No pictures go into the copy. Write out exactly the lines below from the one containing "Write the React, TypeScript" through the one containing "import * as".

---------- Information shown ----------

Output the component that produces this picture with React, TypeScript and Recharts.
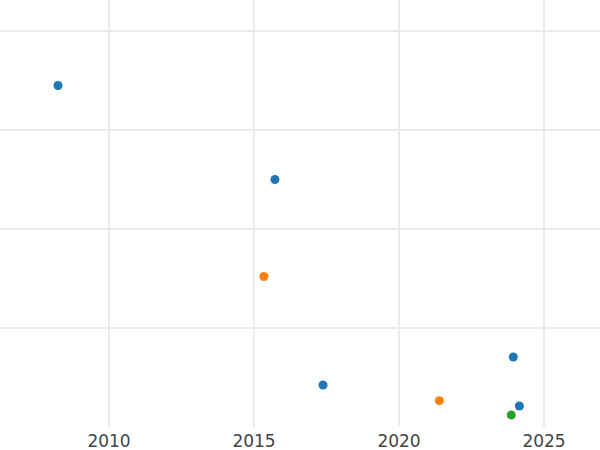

----------
---------- Information shown ----------

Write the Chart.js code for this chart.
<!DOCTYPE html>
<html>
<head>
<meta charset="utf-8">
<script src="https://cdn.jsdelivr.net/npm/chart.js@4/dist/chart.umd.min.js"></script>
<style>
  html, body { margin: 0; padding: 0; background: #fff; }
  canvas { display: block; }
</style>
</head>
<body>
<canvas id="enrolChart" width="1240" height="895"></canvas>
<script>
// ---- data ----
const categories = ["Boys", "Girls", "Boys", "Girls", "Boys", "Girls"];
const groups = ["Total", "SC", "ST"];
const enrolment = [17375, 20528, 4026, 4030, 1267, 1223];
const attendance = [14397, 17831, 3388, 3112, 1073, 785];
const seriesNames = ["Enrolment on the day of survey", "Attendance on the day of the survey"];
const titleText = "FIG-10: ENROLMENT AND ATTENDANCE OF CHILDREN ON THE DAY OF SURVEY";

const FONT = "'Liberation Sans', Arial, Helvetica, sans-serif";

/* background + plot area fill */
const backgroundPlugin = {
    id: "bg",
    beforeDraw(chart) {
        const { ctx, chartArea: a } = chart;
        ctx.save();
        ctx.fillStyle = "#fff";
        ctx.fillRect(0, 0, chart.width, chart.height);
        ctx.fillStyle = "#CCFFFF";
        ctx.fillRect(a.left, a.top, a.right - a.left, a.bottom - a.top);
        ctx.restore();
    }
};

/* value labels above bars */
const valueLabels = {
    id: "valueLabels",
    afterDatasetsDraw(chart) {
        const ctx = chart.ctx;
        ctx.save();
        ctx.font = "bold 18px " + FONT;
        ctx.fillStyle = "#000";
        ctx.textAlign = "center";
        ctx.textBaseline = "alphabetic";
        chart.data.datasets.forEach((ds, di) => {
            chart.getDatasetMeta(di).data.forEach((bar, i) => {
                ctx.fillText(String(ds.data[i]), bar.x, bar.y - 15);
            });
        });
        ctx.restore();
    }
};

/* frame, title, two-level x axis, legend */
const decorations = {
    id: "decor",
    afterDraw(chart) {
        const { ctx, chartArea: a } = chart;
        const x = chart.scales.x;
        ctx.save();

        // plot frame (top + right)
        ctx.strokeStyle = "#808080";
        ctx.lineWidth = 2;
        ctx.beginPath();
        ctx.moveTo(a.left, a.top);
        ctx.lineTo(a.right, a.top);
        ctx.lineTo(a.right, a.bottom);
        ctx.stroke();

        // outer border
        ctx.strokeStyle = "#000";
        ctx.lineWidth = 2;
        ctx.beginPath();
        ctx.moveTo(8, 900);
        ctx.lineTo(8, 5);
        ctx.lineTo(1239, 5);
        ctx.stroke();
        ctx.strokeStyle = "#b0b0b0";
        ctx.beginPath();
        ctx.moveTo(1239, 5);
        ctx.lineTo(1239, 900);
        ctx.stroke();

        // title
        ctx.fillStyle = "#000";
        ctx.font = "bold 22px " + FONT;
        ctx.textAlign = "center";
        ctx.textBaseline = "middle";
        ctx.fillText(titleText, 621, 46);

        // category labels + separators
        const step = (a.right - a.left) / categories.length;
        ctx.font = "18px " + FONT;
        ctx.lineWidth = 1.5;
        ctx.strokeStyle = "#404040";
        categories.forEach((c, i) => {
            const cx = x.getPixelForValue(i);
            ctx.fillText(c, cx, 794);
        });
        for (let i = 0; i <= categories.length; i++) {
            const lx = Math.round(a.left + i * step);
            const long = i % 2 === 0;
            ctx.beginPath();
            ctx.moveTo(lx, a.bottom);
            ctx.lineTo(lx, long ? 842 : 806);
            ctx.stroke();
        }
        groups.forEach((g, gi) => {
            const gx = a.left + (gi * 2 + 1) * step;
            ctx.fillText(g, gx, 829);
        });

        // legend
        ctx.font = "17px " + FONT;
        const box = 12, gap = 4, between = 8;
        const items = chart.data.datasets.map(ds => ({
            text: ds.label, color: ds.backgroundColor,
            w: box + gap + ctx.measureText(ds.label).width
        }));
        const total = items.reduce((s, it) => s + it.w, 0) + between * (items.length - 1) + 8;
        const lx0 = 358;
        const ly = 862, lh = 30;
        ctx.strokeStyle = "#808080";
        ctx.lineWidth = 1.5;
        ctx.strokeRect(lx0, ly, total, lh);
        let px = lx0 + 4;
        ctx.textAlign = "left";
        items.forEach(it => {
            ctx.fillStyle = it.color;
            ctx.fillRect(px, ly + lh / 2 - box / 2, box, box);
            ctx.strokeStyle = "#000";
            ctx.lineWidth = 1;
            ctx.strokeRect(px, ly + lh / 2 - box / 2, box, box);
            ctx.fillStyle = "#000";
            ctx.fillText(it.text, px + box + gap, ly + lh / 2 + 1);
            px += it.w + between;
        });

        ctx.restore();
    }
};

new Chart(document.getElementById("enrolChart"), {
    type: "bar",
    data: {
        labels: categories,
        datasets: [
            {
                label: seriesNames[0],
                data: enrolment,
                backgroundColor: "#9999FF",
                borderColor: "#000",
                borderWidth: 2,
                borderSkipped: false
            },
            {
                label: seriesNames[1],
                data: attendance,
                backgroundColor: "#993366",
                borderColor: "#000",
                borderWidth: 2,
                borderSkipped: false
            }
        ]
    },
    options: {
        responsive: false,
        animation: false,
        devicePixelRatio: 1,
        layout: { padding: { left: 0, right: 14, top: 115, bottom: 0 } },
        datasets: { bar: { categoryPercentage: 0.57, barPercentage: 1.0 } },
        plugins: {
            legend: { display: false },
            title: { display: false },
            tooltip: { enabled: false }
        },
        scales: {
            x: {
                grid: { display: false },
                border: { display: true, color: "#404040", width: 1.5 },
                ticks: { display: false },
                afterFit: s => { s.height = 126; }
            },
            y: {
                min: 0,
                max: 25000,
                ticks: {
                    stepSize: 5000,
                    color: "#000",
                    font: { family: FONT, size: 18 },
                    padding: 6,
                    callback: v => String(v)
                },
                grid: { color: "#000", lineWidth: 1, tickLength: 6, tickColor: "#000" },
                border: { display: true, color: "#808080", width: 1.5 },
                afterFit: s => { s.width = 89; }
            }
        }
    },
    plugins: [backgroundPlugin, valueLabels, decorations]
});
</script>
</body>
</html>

----------
---------- Information shown ----------

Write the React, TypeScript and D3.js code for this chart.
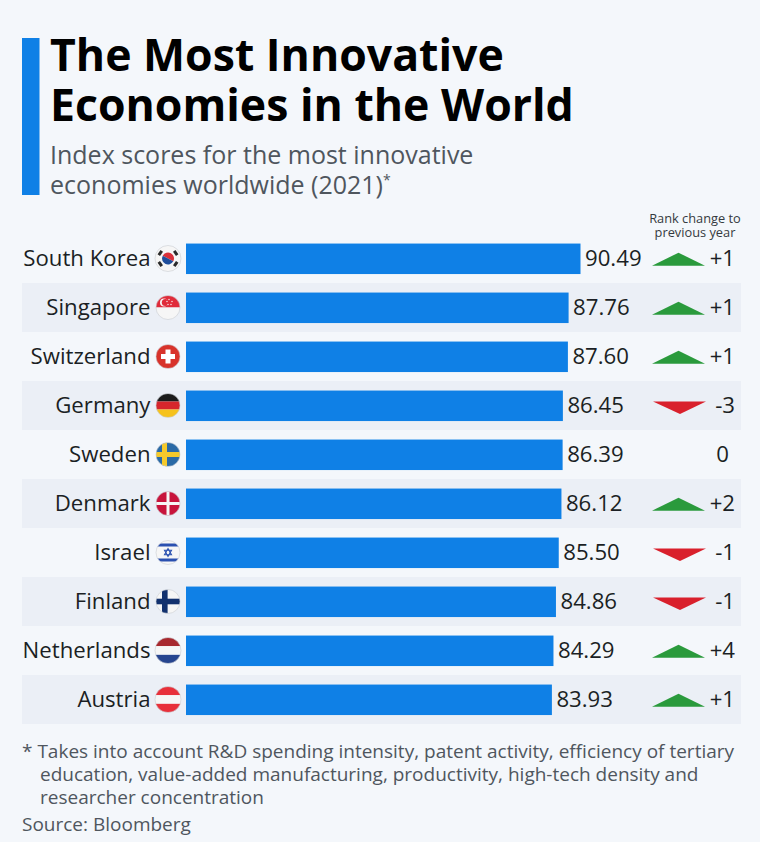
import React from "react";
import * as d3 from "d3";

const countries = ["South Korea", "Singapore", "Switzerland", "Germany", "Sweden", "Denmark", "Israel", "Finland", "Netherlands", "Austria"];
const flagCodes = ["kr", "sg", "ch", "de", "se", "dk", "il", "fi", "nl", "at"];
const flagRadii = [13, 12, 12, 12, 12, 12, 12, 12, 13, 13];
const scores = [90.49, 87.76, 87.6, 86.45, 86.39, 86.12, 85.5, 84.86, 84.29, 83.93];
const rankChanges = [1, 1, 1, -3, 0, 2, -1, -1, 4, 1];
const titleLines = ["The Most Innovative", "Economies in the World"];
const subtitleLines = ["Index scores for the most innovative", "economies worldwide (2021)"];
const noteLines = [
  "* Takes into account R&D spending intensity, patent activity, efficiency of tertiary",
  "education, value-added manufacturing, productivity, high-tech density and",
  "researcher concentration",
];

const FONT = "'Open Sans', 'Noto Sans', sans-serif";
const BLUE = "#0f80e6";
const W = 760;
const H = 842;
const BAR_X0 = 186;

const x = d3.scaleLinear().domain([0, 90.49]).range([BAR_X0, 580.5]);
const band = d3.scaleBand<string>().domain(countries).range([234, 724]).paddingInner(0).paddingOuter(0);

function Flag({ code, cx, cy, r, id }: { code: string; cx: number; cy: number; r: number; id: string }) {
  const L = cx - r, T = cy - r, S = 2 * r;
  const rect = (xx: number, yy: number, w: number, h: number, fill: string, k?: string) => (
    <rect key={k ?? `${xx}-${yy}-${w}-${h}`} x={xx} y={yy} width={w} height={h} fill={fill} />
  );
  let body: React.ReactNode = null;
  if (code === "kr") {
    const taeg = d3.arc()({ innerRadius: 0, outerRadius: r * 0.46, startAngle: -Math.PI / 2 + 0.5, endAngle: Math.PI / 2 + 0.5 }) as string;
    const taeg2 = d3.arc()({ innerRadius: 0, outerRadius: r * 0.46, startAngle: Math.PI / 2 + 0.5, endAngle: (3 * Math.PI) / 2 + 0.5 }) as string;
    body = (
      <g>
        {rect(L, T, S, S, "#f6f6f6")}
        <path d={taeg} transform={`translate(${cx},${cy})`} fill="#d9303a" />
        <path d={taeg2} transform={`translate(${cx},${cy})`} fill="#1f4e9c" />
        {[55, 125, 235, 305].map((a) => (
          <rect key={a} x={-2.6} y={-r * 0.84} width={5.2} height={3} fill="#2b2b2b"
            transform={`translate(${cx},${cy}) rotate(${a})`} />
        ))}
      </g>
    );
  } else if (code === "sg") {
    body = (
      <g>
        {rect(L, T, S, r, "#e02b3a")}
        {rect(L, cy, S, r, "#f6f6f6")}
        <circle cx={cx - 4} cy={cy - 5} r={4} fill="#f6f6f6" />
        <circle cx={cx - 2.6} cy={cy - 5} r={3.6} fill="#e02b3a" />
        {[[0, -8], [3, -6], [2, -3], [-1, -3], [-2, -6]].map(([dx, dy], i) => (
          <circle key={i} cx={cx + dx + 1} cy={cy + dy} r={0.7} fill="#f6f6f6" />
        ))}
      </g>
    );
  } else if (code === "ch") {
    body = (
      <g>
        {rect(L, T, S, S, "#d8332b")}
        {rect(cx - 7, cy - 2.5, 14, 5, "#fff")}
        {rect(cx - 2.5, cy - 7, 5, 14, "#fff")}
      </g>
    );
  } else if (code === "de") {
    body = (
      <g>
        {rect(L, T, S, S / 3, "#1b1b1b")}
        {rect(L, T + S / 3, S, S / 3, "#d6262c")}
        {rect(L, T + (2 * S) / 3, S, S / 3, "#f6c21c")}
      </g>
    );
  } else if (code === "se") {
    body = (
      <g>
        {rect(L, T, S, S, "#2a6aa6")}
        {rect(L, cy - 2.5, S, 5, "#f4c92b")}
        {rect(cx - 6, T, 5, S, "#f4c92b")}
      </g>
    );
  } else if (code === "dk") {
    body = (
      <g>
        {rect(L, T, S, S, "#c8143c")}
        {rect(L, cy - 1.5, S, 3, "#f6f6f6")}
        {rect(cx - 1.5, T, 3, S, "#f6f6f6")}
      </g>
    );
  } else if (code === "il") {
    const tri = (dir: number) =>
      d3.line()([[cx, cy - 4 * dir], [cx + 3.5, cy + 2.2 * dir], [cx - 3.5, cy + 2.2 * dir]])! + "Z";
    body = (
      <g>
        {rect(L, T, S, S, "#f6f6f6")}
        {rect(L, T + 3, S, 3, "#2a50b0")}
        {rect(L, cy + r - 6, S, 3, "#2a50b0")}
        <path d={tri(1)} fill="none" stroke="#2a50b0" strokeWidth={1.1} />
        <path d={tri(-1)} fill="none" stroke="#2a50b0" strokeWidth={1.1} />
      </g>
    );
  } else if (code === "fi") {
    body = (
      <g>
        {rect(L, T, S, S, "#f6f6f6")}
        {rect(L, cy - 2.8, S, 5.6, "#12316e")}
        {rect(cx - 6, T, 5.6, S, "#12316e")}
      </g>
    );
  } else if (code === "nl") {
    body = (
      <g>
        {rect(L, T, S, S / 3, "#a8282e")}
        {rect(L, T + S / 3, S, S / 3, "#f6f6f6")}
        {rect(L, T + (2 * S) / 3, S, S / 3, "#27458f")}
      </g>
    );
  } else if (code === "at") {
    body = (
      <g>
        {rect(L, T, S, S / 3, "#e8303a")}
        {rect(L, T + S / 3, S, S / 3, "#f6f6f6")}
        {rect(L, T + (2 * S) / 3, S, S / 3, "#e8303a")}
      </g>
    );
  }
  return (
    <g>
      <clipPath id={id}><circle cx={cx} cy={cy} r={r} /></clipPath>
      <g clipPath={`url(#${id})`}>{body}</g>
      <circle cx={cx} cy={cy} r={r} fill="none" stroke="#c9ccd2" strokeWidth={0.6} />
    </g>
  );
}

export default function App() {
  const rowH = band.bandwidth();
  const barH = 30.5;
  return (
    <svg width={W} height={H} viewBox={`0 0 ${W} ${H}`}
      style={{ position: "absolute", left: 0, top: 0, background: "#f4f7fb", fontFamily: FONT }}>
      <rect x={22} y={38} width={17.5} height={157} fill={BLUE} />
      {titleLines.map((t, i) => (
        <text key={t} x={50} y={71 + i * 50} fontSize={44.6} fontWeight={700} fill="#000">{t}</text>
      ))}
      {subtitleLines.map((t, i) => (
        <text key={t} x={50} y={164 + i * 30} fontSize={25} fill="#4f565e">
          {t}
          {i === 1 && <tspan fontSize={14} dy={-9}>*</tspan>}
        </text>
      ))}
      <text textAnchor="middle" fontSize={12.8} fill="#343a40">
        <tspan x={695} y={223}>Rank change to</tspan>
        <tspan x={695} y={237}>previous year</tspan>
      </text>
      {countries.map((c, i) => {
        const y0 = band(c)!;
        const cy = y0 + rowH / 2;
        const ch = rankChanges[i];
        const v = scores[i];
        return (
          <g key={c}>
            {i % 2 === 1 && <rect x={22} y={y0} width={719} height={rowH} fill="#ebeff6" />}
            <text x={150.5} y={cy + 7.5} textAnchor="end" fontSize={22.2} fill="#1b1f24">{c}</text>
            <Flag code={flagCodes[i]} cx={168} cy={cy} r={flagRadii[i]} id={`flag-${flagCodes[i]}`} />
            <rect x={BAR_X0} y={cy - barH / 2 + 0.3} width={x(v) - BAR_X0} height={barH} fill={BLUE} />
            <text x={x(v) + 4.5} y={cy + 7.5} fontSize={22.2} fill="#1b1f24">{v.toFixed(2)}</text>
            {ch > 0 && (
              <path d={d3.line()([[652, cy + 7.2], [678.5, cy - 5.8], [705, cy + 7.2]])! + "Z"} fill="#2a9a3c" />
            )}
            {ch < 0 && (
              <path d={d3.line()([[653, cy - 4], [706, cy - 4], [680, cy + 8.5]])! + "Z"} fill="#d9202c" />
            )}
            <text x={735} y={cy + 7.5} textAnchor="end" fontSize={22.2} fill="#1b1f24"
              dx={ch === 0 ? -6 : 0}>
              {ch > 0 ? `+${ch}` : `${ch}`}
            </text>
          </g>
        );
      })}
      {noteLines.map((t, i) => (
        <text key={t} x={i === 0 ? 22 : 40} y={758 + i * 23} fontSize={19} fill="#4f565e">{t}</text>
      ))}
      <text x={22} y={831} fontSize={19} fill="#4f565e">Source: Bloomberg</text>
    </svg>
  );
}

----------

| Reply to the task |
Write the React, TypeScript and D3.js code for this chart.
import React from "react";
import * as d3 from "d3";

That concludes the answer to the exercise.